東日本大震災で亡くなった方のうち、1万3000人以上が高齢者。老々介護の現実にみられるように、地域から若年層、中年層が流出し、地域の安全管理を高齢者自身が担っている現実がここにも浮かびあがってくる。過剰流動性が生んだ、地域の大きな課題。

しかし、オレ自身、そのひとりとして、親から遠く離れて自分の生活をつくっている。その中で、おふくろの臨終にも立ち会えなかった。
 
作品企画をやっていると、そんなふうに、自分自身の至らない現実に向き合わされる。親や高齢者は、子どもの夢や希望を少しでも実現してほしいと願う。そのために、役立ない自分たちが、子どもの負担になってはいけない…それが70歳以上の方々の基本的な姿勢ではないだろうか。
 
同時に、市町村においても、近隣の人に迷惑をかけてはいけないという感情を生む。そして、高齢世帯だけで問題を抱え込んでしまう。孤立死の多くに経済的な問題、生活光熱費すら滞納しているという現実がある。しかし、それをだれにも相談したり、地域の保護を受けようとしていない例が多い。

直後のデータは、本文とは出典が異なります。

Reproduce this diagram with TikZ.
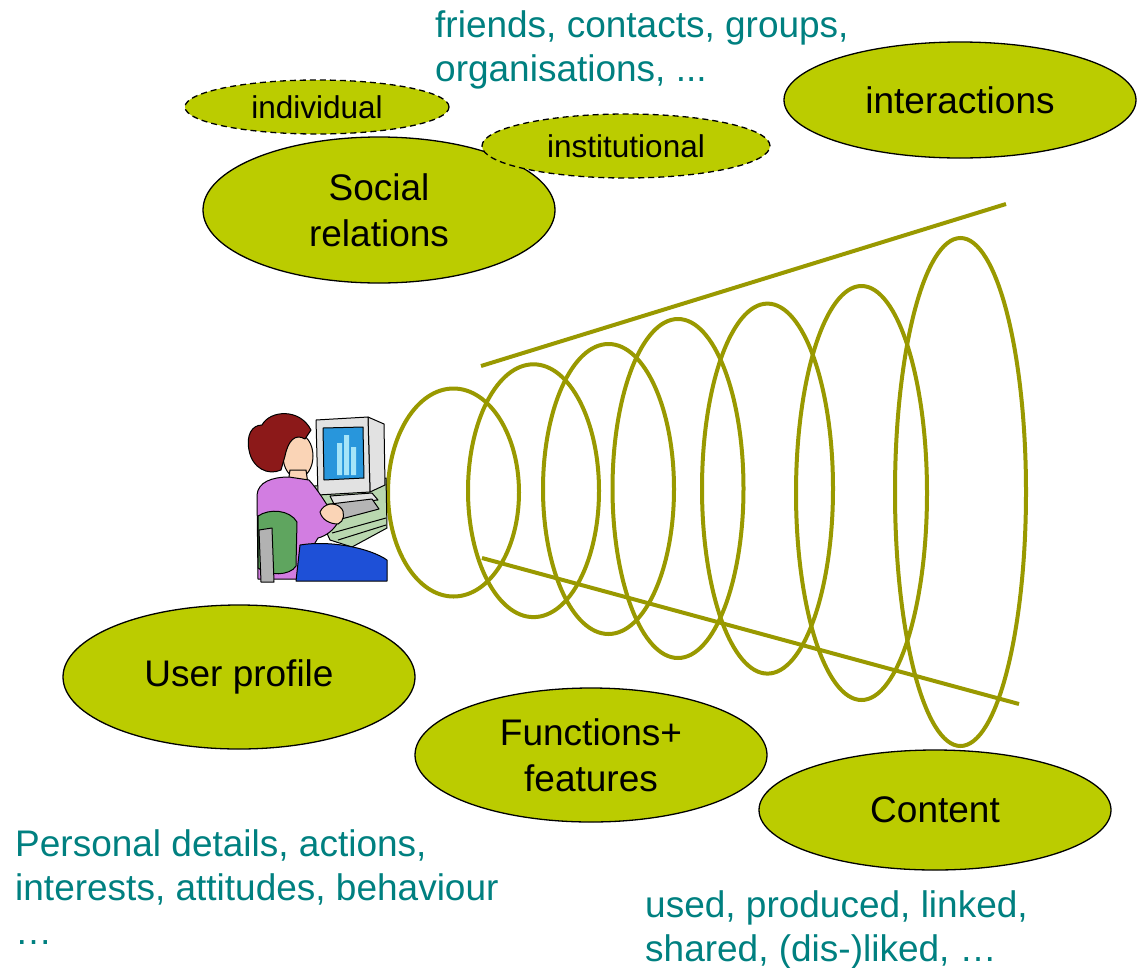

しかし、それをかつてのように、子どもや近親者の責任だ、近隣住民の冷遇…というだけで問題は解決できない。子のように、そうした人々支える地域のしくみをつくるしかない。限界集落であれば、近隣の市町村、あるいは、まったく地域の違う地域の人々がその代役を担うしかない時代にきている。そして、高齢者を地域の中に取り込み、生きがいや生活の喜びをつくりだすことだ。
 
徳島県の取り組みを調べていて、目を見張る実施事例や試験的な取り組みがあることに驚いた。MOVEが取り組もうとしている被災地を中心とした地域新生のヒントにもなるアイディアに溢れている。
 
そして、ふと、自分がいかに地域というものをないがしろにしきた人間なのかということに向き合わされている。きっと、オレ自身がセルフ・ネグレクトを生きてしまうような人間だったのかもしれない。